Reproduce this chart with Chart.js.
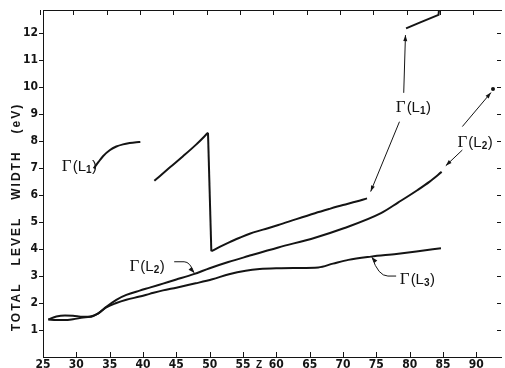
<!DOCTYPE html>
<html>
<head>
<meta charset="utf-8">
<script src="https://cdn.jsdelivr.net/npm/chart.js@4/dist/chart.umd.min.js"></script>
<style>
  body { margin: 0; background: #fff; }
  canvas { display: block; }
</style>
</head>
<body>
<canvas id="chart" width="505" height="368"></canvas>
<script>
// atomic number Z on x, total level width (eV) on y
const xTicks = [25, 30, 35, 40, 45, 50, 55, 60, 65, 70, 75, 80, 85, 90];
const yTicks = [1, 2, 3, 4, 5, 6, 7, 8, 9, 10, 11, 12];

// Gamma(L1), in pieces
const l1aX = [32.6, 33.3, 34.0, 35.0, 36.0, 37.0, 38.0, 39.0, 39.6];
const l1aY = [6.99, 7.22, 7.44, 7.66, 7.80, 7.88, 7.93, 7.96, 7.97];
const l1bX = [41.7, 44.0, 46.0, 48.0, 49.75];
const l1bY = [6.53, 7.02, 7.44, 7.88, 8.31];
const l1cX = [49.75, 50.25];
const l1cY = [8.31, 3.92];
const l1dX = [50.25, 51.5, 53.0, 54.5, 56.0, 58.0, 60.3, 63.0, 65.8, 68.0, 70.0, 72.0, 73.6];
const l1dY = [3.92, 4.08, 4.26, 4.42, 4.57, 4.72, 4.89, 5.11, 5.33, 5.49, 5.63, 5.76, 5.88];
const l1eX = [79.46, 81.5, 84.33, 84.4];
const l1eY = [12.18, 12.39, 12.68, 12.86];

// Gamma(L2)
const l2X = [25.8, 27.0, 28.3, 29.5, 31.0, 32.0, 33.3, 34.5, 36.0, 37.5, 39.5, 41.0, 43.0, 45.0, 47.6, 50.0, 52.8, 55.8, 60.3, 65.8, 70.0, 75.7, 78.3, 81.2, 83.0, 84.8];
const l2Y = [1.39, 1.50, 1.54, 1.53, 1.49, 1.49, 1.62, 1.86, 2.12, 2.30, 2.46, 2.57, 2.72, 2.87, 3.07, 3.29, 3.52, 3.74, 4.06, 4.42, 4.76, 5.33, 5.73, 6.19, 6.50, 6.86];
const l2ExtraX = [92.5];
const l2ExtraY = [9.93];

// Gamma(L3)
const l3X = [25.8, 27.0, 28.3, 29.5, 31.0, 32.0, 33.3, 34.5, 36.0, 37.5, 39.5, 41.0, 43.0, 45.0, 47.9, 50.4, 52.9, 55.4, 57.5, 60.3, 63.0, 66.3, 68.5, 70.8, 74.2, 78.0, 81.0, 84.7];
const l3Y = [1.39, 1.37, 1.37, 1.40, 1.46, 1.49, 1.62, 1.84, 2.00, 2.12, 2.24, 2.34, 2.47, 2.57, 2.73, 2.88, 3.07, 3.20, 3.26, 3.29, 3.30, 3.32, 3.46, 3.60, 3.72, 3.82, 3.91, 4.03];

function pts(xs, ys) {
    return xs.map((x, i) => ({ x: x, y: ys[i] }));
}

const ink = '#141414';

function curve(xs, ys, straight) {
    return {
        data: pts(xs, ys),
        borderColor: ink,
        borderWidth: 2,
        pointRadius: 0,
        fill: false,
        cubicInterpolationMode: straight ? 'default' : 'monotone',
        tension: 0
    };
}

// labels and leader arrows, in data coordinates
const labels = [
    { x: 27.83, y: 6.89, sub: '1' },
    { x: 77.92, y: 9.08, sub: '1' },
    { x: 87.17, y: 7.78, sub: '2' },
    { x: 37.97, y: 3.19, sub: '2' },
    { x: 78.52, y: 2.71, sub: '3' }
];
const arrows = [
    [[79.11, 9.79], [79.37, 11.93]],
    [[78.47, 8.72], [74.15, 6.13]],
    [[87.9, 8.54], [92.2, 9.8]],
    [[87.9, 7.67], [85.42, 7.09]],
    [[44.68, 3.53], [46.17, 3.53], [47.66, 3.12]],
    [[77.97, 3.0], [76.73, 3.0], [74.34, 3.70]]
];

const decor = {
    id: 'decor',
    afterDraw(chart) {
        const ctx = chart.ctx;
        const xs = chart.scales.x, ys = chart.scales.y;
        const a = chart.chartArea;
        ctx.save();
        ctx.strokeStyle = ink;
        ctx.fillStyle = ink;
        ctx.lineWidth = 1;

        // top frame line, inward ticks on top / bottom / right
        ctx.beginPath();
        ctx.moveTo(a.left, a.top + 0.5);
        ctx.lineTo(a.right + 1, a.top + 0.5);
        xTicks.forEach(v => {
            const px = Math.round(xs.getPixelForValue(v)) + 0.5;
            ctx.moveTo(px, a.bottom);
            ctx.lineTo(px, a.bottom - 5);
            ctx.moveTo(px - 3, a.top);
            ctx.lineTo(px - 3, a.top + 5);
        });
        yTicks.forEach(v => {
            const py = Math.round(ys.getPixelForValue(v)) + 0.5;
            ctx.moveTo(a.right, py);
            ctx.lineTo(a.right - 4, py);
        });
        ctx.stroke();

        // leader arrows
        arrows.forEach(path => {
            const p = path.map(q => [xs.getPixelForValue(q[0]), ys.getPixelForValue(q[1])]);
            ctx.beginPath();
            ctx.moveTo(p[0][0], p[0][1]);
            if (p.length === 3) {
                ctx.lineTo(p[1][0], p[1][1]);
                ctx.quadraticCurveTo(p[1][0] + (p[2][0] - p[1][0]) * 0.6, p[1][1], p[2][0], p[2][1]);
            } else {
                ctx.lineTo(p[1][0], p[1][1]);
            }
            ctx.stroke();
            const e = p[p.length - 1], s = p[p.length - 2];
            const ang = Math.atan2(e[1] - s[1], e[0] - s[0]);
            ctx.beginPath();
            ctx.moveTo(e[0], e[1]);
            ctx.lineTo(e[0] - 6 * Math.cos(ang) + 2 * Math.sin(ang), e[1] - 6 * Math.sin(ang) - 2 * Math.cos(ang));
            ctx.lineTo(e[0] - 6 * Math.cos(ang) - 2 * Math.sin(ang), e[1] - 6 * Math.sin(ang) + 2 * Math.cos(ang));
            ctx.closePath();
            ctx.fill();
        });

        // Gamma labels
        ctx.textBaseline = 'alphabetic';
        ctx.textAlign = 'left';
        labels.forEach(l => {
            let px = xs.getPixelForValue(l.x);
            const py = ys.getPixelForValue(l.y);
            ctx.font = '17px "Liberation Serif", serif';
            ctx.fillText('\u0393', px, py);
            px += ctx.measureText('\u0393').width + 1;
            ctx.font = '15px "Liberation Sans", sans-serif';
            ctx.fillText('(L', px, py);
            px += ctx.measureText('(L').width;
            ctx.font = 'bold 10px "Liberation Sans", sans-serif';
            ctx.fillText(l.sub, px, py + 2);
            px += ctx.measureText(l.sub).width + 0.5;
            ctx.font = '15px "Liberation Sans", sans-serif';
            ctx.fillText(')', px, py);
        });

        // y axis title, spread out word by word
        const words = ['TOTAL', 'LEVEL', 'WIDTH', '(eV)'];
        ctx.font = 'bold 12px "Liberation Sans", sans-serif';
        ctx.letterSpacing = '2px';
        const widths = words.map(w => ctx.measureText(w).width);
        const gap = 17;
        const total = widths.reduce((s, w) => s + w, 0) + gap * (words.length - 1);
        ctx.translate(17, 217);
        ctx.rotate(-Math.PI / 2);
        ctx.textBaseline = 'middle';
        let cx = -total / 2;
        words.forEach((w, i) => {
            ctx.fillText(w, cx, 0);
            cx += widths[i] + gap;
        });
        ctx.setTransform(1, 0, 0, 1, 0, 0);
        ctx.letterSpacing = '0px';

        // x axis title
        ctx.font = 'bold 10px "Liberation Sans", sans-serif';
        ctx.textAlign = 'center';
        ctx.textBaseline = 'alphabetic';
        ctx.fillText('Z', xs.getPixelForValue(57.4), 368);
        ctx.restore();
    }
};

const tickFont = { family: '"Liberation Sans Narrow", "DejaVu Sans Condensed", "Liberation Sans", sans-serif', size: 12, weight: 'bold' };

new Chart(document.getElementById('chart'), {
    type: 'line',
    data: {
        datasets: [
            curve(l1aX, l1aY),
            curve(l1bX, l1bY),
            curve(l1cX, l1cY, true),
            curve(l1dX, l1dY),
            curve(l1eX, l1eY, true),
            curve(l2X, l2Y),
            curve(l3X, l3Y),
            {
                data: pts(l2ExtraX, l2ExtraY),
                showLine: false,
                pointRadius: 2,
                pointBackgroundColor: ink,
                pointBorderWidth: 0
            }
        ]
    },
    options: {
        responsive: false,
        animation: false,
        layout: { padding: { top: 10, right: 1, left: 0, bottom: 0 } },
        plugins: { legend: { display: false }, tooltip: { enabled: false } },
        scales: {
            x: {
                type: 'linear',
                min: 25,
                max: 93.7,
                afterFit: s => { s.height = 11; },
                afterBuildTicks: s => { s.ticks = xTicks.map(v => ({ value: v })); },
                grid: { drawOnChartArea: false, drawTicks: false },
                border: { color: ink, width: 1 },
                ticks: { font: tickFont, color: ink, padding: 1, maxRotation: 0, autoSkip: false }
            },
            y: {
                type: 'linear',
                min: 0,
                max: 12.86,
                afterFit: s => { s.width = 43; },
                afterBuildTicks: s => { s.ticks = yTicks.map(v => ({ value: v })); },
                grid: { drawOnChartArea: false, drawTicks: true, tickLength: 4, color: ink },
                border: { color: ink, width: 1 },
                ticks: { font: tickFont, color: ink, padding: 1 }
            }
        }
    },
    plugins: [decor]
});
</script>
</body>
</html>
####
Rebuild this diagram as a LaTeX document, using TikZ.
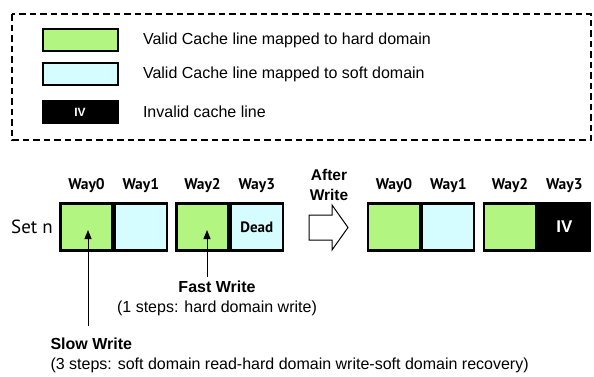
####
» Given problem: Pictures are not part of the copy. Write out only the lines from the one containing "Reproduce this chart with Chart.js." through the one containing "const l2ExtraY = [9.93];", exactly as they stand, both included.

» Written reply:
Reproduce this chart with Chart.js.
<!DOCTYPE html>
<html>
<head>
<meta charset="utf-8">
<script src="https://cdn.jsdelivr.net/npm/chart.js@4/dist/chart.umd.min.js"></script>
<style>
  body { margin: 0; background: #fff; }
  canvas { display: block; }
</style>
</head>
<body>
<canvas id="chart" width="505" height="368"></canvas>
<script>
// atomic number Z on x, total level width (eV) on y
const xTicks = [25, 30, 35, 40, 45, 50, 55, 60, 65, 70, 75, 80, 85, 90];
const yTicks = [1, 2, 3, 4, 5, 6, 7, 8, 9, 10, 11, 12];

// Gamma(L1), in pieces
const l1aX = [32.6, 33.3, 34.0, 35.0, 36.0, 37.0, 38.0, 39.0, 39.6];
const l1aY = [6.99, 7.22, 7.44, 7.66, 7.80, 7.88, 7.93, 7.96, 7.97];
const l1bX = [41.7, 44.0, 46.0, 48.0, 49.75];
const l1bY = [6.53, 7.02, 7.44, 7.88, 8.31];
const l1cX = [49.75, 50.25];
const l1cY = [8.31, 3.92];
const l1dX = [50.25, 51.5, 53.0, 54.5, 56.0, 58.0, 60.3, 63.0, 65.8, 68.0, 70.0, 72.0, 73.6];
const l1dY = [3.92, 4.08, 4.26, 4.42, 4.57, 4.72, 4.89, 5.11, 5.33, 5.49, 5.63, 5.76, 5.88];
const l1eX = [79.46, 81.5, 84.33, 84.4];
const l1eY = [12.18, 12.39, 12.68, 12.86];

// Gamma(L2)
const l2X = [25.8, 27.0, 28.3, 29.5, 31.0, 32.0, 33.3, 34.5, 36.0, 37.5, 39.5, 41.0, 43.0, 45.0, 47.6, 50.0, 52.8, 55.8, 60.3, 65.8, 70.0, 75.7, 78.3, 81.2, 83.0, 84.8];
const l2Y = [1.39, 1.50, 1.54, 1.53, 1.49, 1.49, 1.62, 1.86, 2.12, 2.30, 2.46, 2.57, 2.72, 2.87, 3.07, 3.29, 3.52, 3.74, 4.06, 4.42, 4.76, 5.33, 5.73, 6.19, 6.50, 6.86];
const l2ExtraX = [92.5];
const l2ExtraY = [9.93];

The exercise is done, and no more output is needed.